On 23 July 2020, it was announced that Barrett would be the head coach of Canterbury-Bankstown from 2021 onwards on a three-year deal. Barrett began his head coaching role with an opening round defeat against Newcastle. In round 2 & 3 of the 2021 NRL season, Canterbury were kept scoreless by Penrith and Brisbane losing 28-0 and 24-0 respectively. This was the first time in the club's history they had been held scoreless in consecutive games.

In round 4 of the 2021 NRL season, Canterbury were defeated 38-0 by the South Sydney Rabbitohs in the traditional Good Friday game. Canterbury became only the second team in the NRL era to lose three straight games without scoring a point after Cronulla who achieved this in the 2014 NRL season. It was also the worst start to a season by any team since Glebe in the 1928 NSWRFL season who managed to only score 12 points in their first four matches.
In round 7 of the 2021 NRL season, Barrett earned his first win as Canterbury-Bankstown head coach after the club snapped a six-game losing streak to beat Cronulla-Sutherland 18–12.

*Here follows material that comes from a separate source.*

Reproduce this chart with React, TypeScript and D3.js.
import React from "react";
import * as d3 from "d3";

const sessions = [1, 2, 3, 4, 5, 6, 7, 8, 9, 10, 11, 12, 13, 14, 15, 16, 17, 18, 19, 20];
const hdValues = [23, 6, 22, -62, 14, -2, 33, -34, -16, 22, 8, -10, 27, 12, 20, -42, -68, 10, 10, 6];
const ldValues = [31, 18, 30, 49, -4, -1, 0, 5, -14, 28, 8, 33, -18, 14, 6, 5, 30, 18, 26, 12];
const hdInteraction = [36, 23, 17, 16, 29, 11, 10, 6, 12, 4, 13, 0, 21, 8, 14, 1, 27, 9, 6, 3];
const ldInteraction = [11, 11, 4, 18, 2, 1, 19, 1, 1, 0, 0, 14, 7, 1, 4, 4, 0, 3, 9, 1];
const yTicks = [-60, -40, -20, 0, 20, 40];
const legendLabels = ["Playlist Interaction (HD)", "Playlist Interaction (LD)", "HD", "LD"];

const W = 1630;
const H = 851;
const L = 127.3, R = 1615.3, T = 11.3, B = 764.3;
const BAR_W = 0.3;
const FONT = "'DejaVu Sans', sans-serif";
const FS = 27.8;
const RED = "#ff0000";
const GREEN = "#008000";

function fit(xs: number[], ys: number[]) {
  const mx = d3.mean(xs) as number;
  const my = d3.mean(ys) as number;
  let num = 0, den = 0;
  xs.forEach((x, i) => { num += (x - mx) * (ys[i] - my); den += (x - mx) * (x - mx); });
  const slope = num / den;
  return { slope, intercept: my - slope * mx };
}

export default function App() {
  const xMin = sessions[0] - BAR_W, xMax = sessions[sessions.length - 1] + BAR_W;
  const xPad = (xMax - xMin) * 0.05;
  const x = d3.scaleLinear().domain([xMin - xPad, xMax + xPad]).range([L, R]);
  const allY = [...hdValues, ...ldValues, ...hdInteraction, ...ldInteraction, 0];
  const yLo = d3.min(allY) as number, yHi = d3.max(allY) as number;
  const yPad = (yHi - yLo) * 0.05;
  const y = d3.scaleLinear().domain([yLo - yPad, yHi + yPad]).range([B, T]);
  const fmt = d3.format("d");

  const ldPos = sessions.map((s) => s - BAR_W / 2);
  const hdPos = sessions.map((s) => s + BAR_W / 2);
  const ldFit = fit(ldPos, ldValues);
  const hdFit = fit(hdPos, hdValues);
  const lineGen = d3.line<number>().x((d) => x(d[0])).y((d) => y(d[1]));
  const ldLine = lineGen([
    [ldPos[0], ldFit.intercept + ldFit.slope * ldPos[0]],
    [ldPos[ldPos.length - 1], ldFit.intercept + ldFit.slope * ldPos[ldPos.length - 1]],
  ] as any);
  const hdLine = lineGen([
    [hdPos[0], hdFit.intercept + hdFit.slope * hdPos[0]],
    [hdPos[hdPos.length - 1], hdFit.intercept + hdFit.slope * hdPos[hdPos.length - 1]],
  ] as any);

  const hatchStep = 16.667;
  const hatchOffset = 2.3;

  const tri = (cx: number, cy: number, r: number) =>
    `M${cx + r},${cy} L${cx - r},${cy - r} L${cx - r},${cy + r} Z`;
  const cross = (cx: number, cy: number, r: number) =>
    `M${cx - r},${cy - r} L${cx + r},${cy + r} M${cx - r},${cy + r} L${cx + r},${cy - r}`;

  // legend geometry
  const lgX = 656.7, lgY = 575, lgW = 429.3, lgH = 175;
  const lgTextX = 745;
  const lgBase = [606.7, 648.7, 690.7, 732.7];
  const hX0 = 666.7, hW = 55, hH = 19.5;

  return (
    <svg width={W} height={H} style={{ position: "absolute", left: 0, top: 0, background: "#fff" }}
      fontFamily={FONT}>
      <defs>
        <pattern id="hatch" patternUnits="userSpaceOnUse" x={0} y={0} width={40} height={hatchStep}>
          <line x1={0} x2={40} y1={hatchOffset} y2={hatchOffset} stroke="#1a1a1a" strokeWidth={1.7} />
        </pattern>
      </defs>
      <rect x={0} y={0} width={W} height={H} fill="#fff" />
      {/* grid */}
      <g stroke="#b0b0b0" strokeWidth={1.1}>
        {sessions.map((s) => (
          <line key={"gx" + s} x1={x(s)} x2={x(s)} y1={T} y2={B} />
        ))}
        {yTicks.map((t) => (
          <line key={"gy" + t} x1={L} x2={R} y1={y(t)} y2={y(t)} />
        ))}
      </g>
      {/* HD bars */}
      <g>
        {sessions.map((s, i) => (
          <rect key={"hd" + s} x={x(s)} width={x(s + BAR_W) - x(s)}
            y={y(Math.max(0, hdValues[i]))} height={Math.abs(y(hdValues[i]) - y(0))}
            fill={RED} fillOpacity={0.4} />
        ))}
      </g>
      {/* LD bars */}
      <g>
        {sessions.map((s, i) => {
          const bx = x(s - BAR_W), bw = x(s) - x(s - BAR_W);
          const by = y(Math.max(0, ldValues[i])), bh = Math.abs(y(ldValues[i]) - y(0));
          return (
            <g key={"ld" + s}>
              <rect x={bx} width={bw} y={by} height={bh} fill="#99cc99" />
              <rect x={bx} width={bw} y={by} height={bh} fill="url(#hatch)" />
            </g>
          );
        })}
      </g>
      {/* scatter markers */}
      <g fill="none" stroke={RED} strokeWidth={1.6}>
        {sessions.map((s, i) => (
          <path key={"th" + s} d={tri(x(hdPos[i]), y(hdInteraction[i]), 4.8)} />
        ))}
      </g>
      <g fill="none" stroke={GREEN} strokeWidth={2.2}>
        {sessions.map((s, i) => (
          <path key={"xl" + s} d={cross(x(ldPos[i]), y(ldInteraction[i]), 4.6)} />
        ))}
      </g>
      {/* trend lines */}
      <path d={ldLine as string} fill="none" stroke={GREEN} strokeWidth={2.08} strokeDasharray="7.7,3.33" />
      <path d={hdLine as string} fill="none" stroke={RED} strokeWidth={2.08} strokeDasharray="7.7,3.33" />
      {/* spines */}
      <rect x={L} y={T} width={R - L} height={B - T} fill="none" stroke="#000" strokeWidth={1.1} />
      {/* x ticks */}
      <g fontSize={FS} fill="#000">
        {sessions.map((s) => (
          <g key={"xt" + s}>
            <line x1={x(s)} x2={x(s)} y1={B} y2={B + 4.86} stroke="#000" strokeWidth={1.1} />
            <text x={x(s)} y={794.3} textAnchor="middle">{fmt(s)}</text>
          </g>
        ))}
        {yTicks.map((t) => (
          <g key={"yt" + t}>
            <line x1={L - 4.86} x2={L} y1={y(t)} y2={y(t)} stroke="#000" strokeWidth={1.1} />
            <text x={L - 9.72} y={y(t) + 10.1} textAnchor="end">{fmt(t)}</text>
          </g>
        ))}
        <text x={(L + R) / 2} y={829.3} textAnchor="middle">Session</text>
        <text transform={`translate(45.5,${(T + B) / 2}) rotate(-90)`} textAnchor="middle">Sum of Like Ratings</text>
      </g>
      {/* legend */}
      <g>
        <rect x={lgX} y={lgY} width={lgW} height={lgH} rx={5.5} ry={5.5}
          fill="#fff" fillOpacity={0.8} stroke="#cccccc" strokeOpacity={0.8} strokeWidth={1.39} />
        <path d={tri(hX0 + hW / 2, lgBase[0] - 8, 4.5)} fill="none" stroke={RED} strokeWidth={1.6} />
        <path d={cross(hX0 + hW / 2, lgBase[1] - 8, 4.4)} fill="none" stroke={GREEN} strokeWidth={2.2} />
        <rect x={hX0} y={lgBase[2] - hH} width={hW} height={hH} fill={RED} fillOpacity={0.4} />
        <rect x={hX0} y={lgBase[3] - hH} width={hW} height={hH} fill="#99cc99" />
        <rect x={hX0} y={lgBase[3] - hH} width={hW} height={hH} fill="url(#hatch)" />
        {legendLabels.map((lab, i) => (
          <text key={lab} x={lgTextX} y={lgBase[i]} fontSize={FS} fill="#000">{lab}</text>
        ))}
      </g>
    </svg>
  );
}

In round 16 of the 2021 NRL season, Canterbury were defeated 66-0 by the Manly Sea Eagles. It was Canterbury's third biggest defeat in their 86-year history. At the end of the 2021 NRL season, Canterbury finished last on the table and claimed their sixth Wooden Spoon after winning only three matches all year.

On 16 May 2022, Barrett resigned from his role as head coach of the Canterbury-Bankstown Bulldogs.
Barrett finished his tenure with the second lowest win percentage of any Canterbury coach since the clubs foundation in 1935 with 15.2 percent, only inaugural head coach Tedda Courtney had a lower win percentage with 12.5 percent.

On 18 August 2022, Barrett signed with the Parramatta Eels as an assistant coach, starting in 2023. On 20 May 2024, Barrett was named interim head coach at the Parramatta club after Brad Arthur was terminated from the head coaching position. Barrett took over Parramatta with the team sitting 14th on the table.
In Barrett's first game as interim head coach, Parramatta would lose 42-26 against the bottom placed South Sydney team who were missing eight players and only had one previous win to their name before the match.
The following week, he earned his first win in charge as Parramatta upset top of the table Cronulla 34-22.
Barrett would eventually guide Parramatta to a 15th placed finish at the end of the 2024 NRL season.

In November 2024, Barrett joined the Brisbane Broncos as an assistant coach, ultimately becoming part of the club's 2025 premiership winning coaching staff.